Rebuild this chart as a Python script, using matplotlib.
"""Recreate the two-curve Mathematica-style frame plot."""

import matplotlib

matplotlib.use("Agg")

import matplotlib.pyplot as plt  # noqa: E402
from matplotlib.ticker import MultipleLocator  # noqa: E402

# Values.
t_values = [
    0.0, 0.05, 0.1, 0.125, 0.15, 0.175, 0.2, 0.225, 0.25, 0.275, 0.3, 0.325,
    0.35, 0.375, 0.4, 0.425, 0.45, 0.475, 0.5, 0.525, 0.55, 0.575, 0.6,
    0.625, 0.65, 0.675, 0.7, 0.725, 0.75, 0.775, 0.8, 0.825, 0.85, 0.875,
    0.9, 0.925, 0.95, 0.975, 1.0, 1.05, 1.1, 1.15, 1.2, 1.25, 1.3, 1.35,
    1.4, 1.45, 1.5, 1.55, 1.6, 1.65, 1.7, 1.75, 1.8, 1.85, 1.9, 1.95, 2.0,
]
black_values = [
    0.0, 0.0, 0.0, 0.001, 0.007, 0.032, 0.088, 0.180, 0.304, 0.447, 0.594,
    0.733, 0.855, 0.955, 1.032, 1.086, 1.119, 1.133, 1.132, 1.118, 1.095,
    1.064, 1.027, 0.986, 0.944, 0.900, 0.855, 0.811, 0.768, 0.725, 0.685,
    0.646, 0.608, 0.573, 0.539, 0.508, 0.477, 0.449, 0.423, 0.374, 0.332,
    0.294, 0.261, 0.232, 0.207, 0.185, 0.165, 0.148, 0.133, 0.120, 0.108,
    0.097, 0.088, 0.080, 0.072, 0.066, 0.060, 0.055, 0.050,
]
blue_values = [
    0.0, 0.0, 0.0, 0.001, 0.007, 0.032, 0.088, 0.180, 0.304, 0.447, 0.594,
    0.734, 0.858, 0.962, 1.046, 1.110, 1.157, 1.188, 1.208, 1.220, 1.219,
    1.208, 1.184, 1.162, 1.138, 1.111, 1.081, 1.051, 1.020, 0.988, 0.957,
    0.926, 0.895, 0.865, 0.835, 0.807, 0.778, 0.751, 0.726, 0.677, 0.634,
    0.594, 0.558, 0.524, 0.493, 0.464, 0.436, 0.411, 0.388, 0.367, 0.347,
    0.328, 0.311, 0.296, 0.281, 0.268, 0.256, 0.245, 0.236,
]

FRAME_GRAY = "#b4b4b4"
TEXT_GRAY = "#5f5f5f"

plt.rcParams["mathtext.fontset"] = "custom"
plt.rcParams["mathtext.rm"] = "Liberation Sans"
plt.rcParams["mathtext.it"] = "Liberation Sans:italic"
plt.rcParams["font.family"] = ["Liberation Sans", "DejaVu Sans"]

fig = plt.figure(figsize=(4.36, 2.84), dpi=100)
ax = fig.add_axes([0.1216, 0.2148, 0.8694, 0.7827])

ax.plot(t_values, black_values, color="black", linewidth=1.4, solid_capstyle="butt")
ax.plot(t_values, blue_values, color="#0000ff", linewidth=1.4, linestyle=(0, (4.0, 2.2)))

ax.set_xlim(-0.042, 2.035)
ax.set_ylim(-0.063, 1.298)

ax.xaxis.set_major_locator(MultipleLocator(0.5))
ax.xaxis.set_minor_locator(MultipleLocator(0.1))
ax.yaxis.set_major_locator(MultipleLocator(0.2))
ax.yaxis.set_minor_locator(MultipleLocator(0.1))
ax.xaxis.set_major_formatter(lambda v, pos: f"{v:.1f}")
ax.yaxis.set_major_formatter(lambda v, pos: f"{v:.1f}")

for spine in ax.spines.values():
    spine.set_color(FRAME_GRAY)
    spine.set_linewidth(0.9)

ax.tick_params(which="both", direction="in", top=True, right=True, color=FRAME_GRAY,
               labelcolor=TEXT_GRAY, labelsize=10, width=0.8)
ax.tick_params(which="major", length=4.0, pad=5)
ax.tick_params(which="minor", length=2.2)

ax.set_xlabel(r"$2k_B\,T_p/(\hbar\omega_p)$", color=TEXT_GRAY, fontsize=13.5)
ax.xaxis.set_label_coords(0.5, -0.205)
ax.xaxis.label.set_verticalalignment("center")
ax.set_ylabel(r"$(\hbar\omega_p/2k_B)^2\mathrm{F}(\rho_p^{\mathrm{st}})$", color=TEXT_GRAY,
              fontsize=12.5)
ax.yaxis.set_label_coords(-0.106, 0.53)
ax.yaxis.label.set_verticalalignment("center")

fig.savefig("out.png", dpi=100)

━━━

■ **The task**: From the data above, extract every line in its exact form.

■ **Exercise answer**:
Rebuild this chart as a Python script, using matplotlib.
"""Recreate the two-curve Mathematica-style frame plot."""

import matplotlib

matplotlib.use("Agg")

import matplotlib.pyplot as plt  # noqa: E402
from matplotlib.ticker import MultipleLocator  # noqa: E402

# Values.
t_values = [
    0.0, 0.05, 0.1, 0.125, 0.15, 0.175, 0.2, 0.225, 0.25, 0.275, 0.3, 0.325,
    0.35, 0.375, 0.4, 0.425, 0.45, 0.475, 0.5, 0.525, 0.55, 0.575, 0.6,
    0.625, 0.65, 0.675, 0.7, 0.725, 0.75, 0.775, 0.8, 0.825, 0.85, 0.875,
    0.9, 0.925, 0.95, 0.975, 1.0, 1.05, 1.1, 1.15, 1.2, 1.25, 1.3, 1.35,
    1.4, 1.45, 1.5, 1.55, 1.6, 1.65, 1.7, 1.75, 1.8, 1.85, 1.9, 1.95, 2.0,
]
black_values = [
    0.0, 0.0, 0.0, 0.001, 0.007, 0.032, 0.088, 0.180, 0.304, 0.447, 0.594,
    0.733, 0.855, 0.955, 1.032, 1.086, 1.119, 1.133, 1.132, 1.118, 1.095,
    1.064, 1.027, 0.986, 0.944, 0.900, 0.855, 0.811, 0.768, 0.725, 0.685,
    0.646, 0.608, 0.573, 0.539, 0.508, 0.477, 0.449, 0.423, 0.374, 0.332,
    0.294, 0.261, 0.232, 0.207, 0.185, 0.165, 0.148, 0.133, 0.120, 0.108,
    0.097, 0.088, 0.080, 0.072, 0.066, 0.060, 0.055, 0.050,
]
blue_values = [
    0.0, 0.0, 0.0, 0.001, 0.007, 0.032, 0.088, 0.180, 0.304, 0.447, 0.594,
    0.734, 0.858, 0.962, 1.046, 1.110, 1.157, 1.188, 1.208, 1.220, 1.219,
    1.208, 1.184, 1.162, 1.138, 1.111, 1.081, 1.051, 1.020, 0.988, 0.957,
    0.926, 0.895, 0.865, 0.835, 0.807, 0.778, 0.751, 0.726, 0.677, 0.634,
    0.594, 0.558, 0.524, 0.493, 0.464, 0.436, 0.411, 0.388, 0.367, 0.347,
    0.328, 0.311, 0.296, 0.281, 0.268, 0.256, 0.245, 0.236,
]

FRAME_GRAY = "#b4b4b4"
TEXT_GRAY = "#5f5f5f"

plt.rcParams["mathtext.fontset"] = "custom"
plt.rcParams["mathtext.rm"] = "Liberation Sans"
plt.rcParams["mathtext.it"] = "Liberation Sans:italic"
plt.rcParams["font.family"] = ["Liberation Sans", "DejaVu Sans"]

fig = plt.figure(figsize=(4.36, 2.84), dpi=100)
ax = fig.add_axes([0.1216, 0.2148, 0.8694, 0.7827])

ax.plot(t_values, black_values, color="black", linewidth=1.4, solid_capstyle="butt")
ax.plot(t_values, blue_values, color="#0000ff", linewidth=1.4, linestyle=(0, (4.0, 2.2)))

ax.set_xlim(-0.042, 2.035)
ax.set_ylim(-0.063, 1.298)

ax.xaxis.set_major_locator(MultipleLocator(0.5))
ax.xaxis.set_minor_locator(MultipleLocator(0.1))
ax.yaxis.set_major_locator(MultipleLocator(0.2))
ax.yaxis.set_minor_locator(MultipleLocator(0.1))
ax.xaxis.set_major_formatter(lambda v, pos: f"{v:.1f}")
ax.yaxis.set_major_formatter(lambda v, pos: f"{v:.1f}")

for spine in ax.spines.values():
    spine.set_color(FRAME_GRAY)
    spine.set_linewidth(0.9)

ax.tick_params(which="both", direction="in", top=True, right=True, color=FRAME_GRAY,
               labelcolor=TEXT_GRAY, labelsize=10, width=0.8)
ax.tick_params(which="major", length=4.0, pad=5)
ax.tick_params(which="minor", length=2.2)

ax.set_xlabel(r"$2k_B\,T_p/(\hbar\omega_p)$", color=TEXT_GRAY, fontsize=13.5)
ax.xaxis.set_label_coords(0.5, -0.205)
ax.xaxis.label.set_verticalalignment("center")
ax.set_ylabel(r"$(\hbar\omega_p/2k_B)^2\mathrm{F}(\rho_p^{\mathrm{st}})$", color=TEXT_GRAY,
              fontsize=12.5)
ax.yaxis.set_label_coords(-0.106, 0.53)
ax.yaxis.label.set_verticalalignment("center")

fig.savefig("out.png", dpi=100)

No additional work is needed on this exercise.